What you should do » Filter these entries, keeping only lines that hold the word "React".

Data lines »
————

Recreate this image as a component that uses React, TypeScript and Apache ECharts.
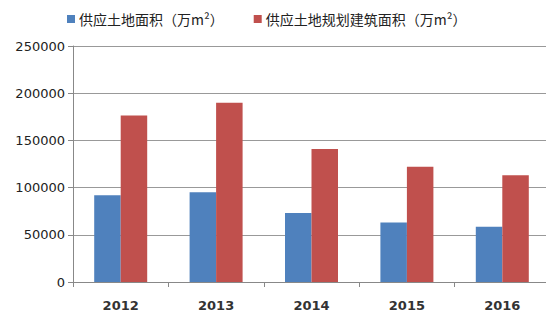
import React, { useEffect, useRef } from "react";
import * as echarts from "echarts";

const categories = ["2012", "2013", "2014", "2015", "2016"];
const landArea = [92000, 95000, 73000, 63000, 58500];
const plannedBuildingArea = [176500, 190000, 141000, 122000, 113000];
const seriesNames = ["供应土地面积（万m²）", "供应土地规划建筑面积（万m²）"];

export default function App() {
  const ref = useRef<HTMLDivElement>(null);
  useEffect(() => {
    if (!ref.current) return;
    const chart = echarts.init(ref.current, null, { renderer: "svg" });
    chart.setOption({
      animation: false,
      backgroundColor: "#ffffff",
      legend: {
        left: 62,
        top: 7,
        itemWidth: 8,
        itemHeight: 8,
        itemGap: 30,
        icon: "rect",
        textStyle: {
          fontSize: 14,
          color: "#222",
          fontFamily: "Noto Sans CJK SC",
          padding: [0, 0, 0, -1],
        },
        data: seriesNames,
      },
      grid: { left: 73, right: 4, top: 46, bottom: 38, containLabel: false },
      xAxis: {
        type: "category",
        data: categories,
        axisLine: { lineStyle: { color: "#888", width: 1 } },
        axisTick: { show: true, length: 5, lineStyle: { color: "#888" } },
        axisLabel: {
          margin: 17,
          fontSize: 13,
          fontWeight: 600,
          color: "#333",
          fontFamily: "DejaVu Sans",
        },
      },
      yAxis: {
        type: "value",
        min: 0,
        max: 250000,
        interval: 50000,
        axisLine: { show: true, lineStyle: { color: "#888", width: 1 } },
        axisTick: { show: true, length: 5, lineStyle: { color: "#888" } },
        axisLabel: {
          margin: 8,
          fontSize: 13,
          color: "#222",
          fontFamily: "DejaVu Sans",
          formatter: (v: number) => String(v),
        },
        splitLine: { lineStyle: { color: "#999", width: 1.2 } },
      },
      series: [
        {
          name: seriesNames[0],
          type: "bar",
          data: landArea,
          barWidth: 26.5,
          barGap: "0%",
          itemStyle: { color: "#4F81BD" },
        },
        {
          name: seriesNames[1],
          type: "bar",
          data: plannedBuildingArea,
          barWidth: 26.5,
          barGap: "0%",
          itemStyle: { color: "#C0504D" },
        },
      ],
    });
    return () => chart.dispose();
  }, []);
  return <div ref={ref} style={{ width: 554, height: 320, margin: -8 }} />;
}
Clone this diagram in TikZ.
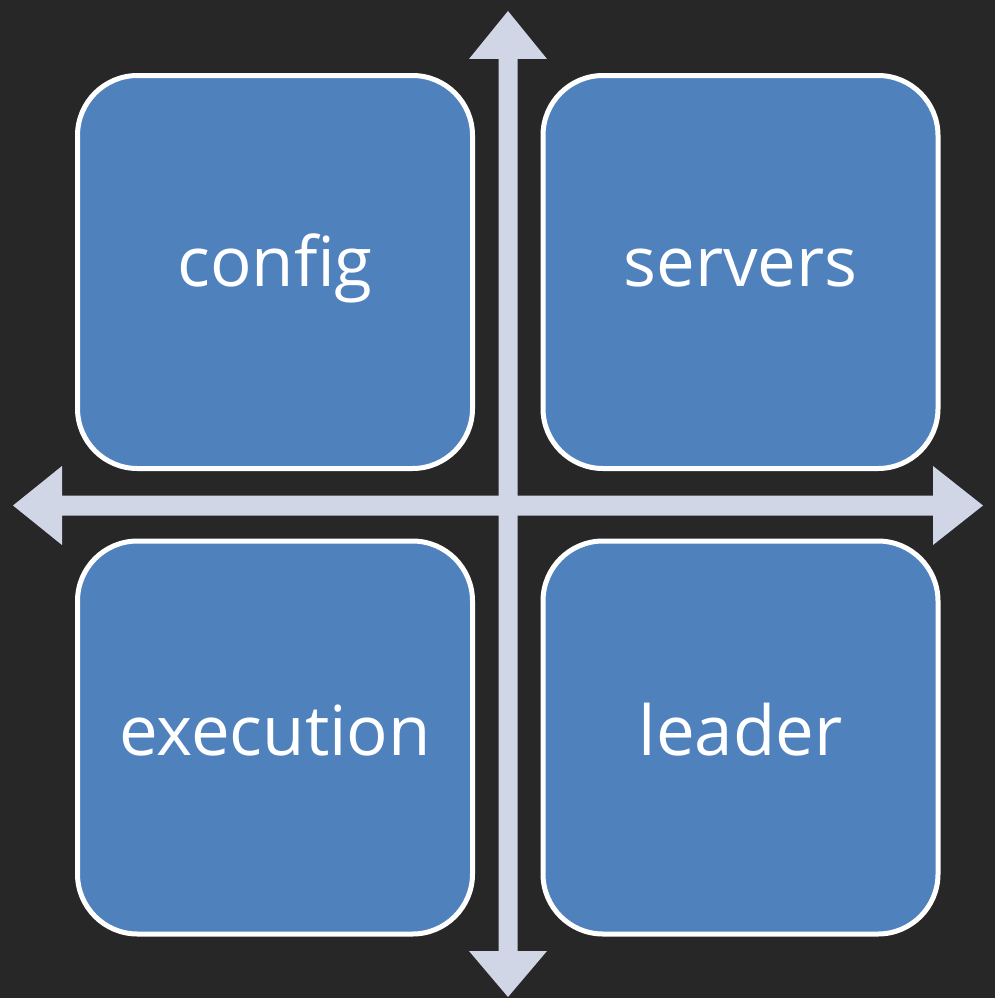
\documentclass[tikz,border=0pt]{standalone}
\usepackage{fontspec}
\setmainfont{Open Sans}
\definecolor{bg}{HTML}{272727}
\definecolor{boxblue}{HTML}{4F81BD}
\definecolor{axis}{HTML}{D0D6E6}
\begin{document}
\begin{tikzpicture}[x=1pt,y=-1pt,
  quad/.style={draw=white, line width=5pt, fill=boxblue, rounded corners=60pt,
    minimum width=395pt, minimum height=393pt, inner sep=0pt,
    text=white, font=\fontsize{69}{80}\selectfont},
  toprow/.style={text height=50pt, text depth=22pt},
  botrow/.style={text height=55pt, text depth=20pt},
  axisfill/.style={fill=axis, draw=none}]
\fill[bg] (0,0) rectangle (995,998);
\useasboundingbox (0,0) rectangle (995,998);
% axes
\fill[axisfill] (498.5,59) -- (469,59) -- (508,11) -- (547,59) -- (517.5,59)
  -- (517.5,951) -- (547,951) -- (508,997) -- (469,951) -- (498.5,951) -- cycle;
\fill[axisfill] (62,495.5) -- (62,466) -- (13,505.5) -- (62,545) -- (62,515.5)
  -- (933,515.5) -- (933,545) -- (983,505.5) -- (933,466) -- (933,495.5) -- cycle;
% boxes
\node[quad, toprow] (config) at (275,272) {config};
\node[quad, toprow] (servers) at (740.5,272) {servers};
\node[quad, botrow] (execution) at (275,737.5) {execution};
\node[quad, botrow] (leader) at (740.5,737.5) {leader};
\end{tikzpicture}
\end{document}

————

Answer below »
Recreate this image as a component that uses React, TypeScript and Apache ECharts.
import React, { useEffect, useRef } from "react";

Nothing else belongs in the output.